Shigeru Miyagawa, Professor of Linguistics and the Kochi Prefecture-John Manjiro Professor in Japanese Language and Culture at MIT, said that the hierarchical complexity found in present-day language was likely to have been present in human language since its emergence.
However, this was not a universally accepted claim: Many scholars believe that humans first started using a kind of "proto-language," a rudimentary, primitive kind of communication with only a gradual development of words and syntax.
But Miyagawa thought this was not the case. Single words, he believed, bear traces of syntax showing that they must be descended from an older, syntax-laden system, rather than from simple, primal utterances.
Miyagawa had an alternate hypothesis about what created human language: Humans alone, as he has asserted in papers published in recent years, have combined an "expressive" layer of language, as seen in birdsong, with a "lexical" layer, as seen in monkeys who utter isolated sounds with real-world meaning, such as alarm calls.
Miyagawa's "integration hypothesis" holds that whatever first caused them, these layers of language blended quickly and successfully.

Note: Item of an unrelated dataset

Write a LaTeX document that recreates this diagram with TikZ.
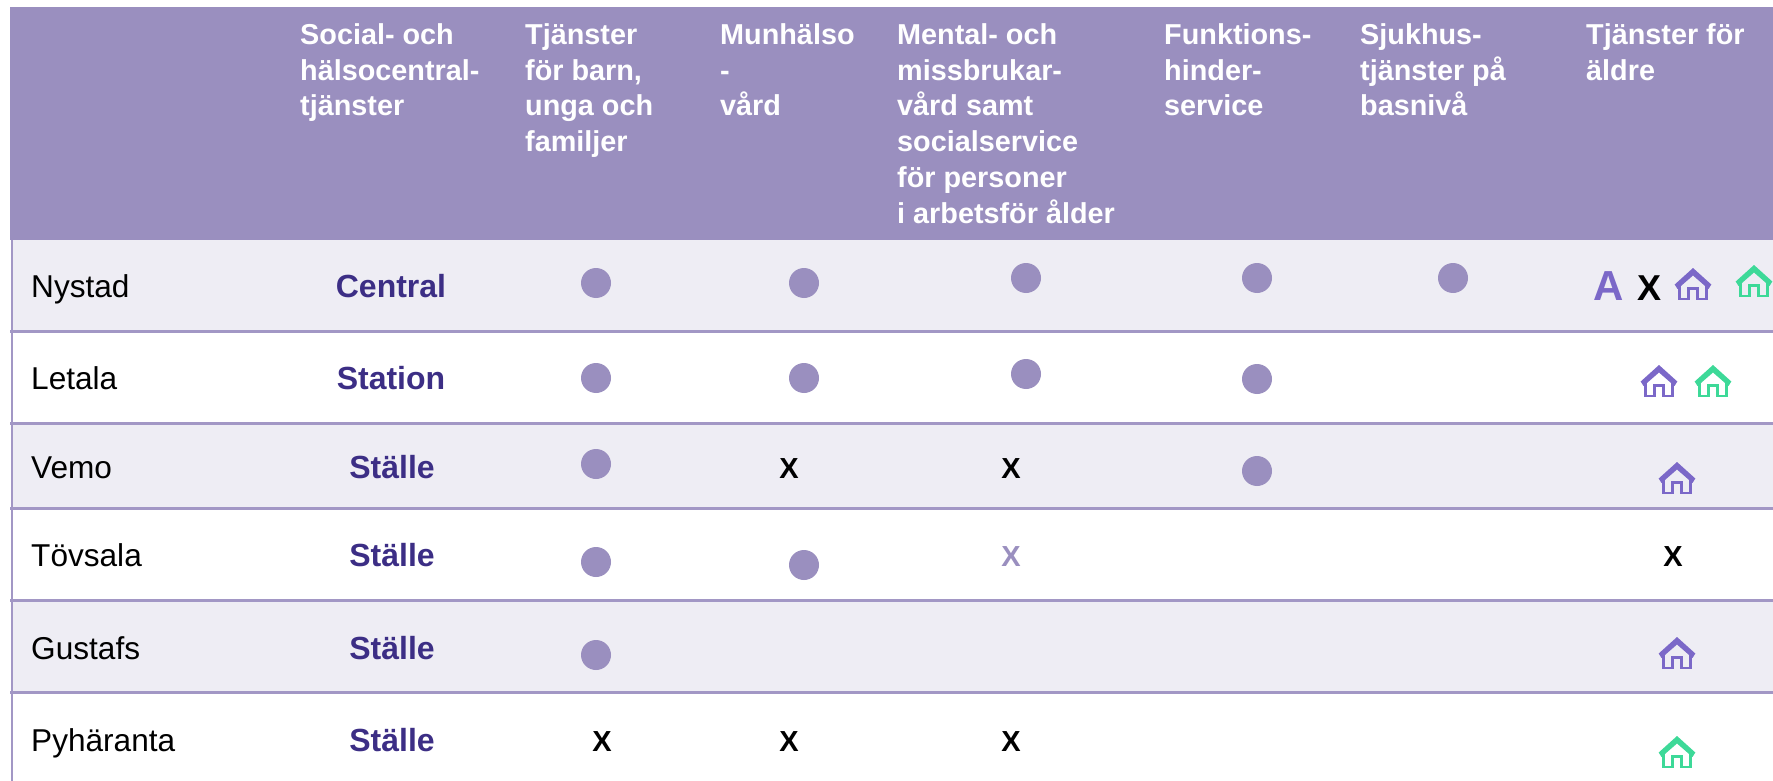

Miyagawa's integration hypothesis was connected intellectually to the work of other MIT scholars, such as Noam Chomsky, who have contended that human languages are universally connected and derive from our capacity for using syntax. In forming, this school of thought holds, languages have blended expressive and lexical layers through a system Chomsky has called "Merge."
The study is published in the journal Frontiers in Psychology.